Speaking of heavy, Sam and Josh are at Laurie’s, and hooo boy, this is going to be uncomfortable. She’s furious at what they’re asking, as she should be. And Sam is embarrassed, as he should be. Josh, though, keeps pushing, even dropping the word “hooker.” It is terrible, and Josh finally backs down and apologizes, saying he’s trying to protect the man to whom they owe so much. Laurie urges them to start acting like the good guys they say they are. Then she urges them to leave her house.
I’ve gotta say, I hope Laurie decides to never see Sam again. He’s handsome, but he cannot possibly be worth all of the poor treatment she receives from him and his friends.
Hey, Josh got Donna her Christmas gift!
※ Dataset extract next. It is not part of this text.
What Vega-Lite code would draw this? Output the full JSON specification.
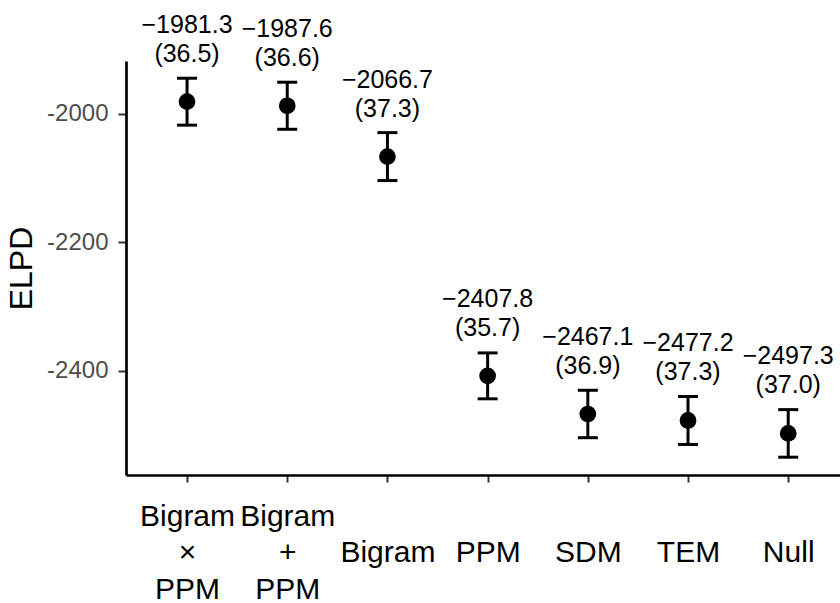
{
  "$schema": "https://vega.github.io/schema/vega-lite/v6.json",
  "width": 714,
  "height": 414,
  "autosize": {"type": "none"},
  "padding": {"left": 126, "top": 61, "right": 0, "bottom": 128},
  "background": "white",
  "config": {
    "view": {"stroke": null},
    "font": "Liberation Sans"
  },
  "data": {
    "values": [
      {"model": "Bigram × PPM", "elpd": -1981.3, "se": 36.5, "label": "−1981.3\n(36.5)"},
      {"model": "Bigram + PPM", "elpd": -1987.6, "se": 36.6, "label": "−1987.6\n(36.6)"},
      {"model": "Bigram", "elpd": -2066.7, "se": 37.3, "label": "−2066.7\n(37.3)"},
      {"model": "PPM", "elpd": -2407.8, "se": 35.7, "label": "−2407.8\n(35.7)"},
      {"model": "SDM", "elpd": -2467.1, "se": 36.9, "label": "−2467.1\n(36.9)"},
      {"model": "TEM", "elpd": -2477.2, "se": 37.3, "label": "−2477.2\n(37.3)"},
      {"model": "Null", "elpd": -2497.3, "se": 37.0, "label": "−2497.3\n(37.0)"}
    ]
  },
  "encoding": {
    "x": {
      "field": "model",
      "type": "nominal",
      "sort": null,
      "scale": {"type": "point", "padding": 0.563, "align": 0.541},
      "axis": {
        "title": null,
        "labelAngle": 0,
        "labelFont": "Liberation Sans",
        "labelFontSize": 30,
        "labelColor": "black",
        "labelBaseline": "top",
        "labelLineHeight": 36.5,
        "labelPadding": 19,
        "labelExpr": "datum.value == 'Bigram × PPM' ? ['Bigram', '×', 'PPM'] : datum.value == 'Bigram + PPM' ? ['Bigram', '+', 'PPM'] : ['', datum.value, '']",
        "labelOverlap": false,
        "labelBound": false,
        "labelFlush": false,
        "tickSize": 7,
        "tickWidth": 2,
        "tickColor": "#333333",
        "domainColor": "black",
        "domainWidth": 2.7,
        "grid": false
      }
    },
    "y": {
      "field": "elpd",
      "type": "quantitative",
      "scale": {"domain": [-2562, -1918], "nice": false, "zero": false},
      "axis": {
        "title": "ELPD",
        "titleFont": "Liberation Sans",
        "titleFontSize": 32,
        "titleFontWeight": "normal",
        "titleColor": "black",
        "titlePadding": 8,
        "values": [-2400, -2200, -2000],
        "labelExpr": "'' + datum.value",
        "labelFont": "Liberation Sans",
        "labelFontSize": 24,
        "labelColor": "#4D4D4D",
        "labelPadding": 10,
        "tickSize": 8,
        "tickWidth": 2,
        "tickColor": "#333333",
        "domainColor": "black",
        "domainWidth": 2.7,
        "grid": false
      }
    }
  },
  "layer": [
    {
      "mark": {
        "type": "errorbar",
        "ticks": {"size": 20, "thickness": 3, "color": "black", "opacity": 1},
        "rule": {"strokeWidth": 3, "color": "black", "opacity": 1},
        "thickness": 3,
        "size": 20,
        "color": "black",
        "opacity": 1
      },
      "encoding": {
        "yError": {"field": "se"}
      }
    },
    {
      "mark": {"type": "point", "filled": true, "shape": "circle", "size": 280, "color": "black", "opacity": 1}
    },
    {
      "mark": {
        "type": "text",
        "lineBreak": "\n",
        "align": "center",
        "baseline": "alphabetic",
        "dy": -69,
        "fontSize": 25,
        "lineHeight": 29,
        "font": "Liberation Sans",
        "color": "black"
      },
      "encoding": {
        "text": {"field": "label", "type": "nominal"}
      }
    }
  ]
}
It’s a really old book on skiing, which is both jerky and charming. He did inscribe it, though. She’s touched, and Josh peeks around the corner of her office to watch her read his inscription a second time.
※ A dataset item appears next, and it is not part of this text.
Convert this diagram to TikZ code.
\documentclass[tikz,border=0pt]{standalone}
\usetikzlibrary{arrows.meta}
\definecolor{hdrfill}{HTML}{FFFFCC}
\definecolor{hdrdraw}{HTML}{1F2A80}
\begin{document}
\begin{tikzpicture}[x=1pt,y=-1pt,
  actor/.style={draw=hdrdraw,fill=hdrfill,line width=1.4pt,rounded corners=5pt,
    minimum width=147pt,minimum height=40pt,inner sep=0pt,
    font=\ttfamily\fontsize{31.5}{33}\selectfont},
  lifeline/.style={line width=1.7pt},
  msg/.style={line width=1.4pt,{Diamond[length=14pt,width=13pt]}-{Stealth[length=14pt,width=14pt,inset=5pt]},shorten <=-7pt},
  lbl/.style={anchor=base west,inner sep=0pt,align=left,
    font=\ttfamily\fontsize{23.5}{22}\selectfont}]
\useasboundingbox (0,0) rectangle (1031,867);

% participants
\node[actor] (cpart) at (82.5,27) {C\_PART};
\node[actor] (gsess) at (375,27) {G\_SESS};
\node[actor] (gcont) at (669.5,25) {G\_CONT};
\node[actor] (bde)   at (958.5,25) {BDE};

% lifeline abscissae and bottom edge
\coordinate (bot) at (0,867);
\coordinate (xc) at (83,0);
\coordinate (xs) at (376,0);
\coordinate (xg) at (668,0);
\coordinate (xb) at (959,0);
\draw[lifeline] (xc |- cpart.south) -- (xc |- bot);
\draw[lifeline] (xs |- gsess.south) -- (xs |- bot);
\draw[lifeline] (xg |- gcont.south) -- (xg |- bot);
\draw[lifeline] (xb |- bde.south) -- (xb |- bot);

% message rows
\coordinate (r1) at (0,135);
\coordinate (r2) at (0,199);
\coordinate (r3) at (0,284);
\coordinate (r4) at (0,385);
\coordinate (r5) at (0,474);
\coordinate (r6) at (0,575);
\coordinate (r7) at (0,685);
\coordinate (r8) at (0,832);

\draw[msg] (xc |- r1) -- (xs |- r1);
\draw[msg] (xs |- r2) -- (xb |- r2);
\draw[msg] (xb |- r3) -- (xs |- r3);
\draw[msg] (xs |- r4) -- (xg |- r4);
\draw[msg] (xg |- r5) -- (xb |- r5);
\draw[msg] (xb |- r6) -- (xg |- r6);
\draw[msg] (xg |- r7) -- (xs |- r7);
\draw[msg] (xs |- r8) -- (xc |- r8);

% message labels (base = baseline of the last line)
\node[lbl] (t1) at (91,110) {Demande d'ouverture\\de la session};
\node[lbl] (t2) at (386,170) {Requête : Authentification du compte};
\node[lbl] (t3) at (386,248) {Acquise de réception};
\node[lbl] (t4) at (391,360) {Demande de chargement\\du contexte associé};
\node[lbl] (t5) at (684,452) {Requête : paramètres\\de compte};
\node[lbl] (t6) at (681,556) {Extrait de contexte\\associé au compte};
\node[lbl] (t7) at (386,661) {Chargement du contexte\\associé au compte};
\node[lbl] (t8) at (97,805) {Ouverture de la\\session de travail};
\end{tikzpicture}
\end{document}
We end with the funeral for Walter Hufnagle. President Bartlet is surprised to learn that Toby used his name to arrange a veteran’s funeral and wonders if this will bring legions of homeless vets of the woodwork when they hear about it. Toby says he hopes so, and Bartlet gives him a shoulder clasp.
Mrs. Landingham grabs her coat to come along to this funeral, which is attended by four people, three of whom didn’t know the dead man. This is intercut with the rest of the Bartlet Bunch listening to a children’s chorus sing “The Little Drummer Boy.”
Mark it: This is the first time The West Wing made me tear up, although based on what many of you have led me to believe, it won’t be the last.
And to end on a slightly happier note, I’ll leave you with this: What would you want your Secret Service code name to be? I’d like to be Ocelot.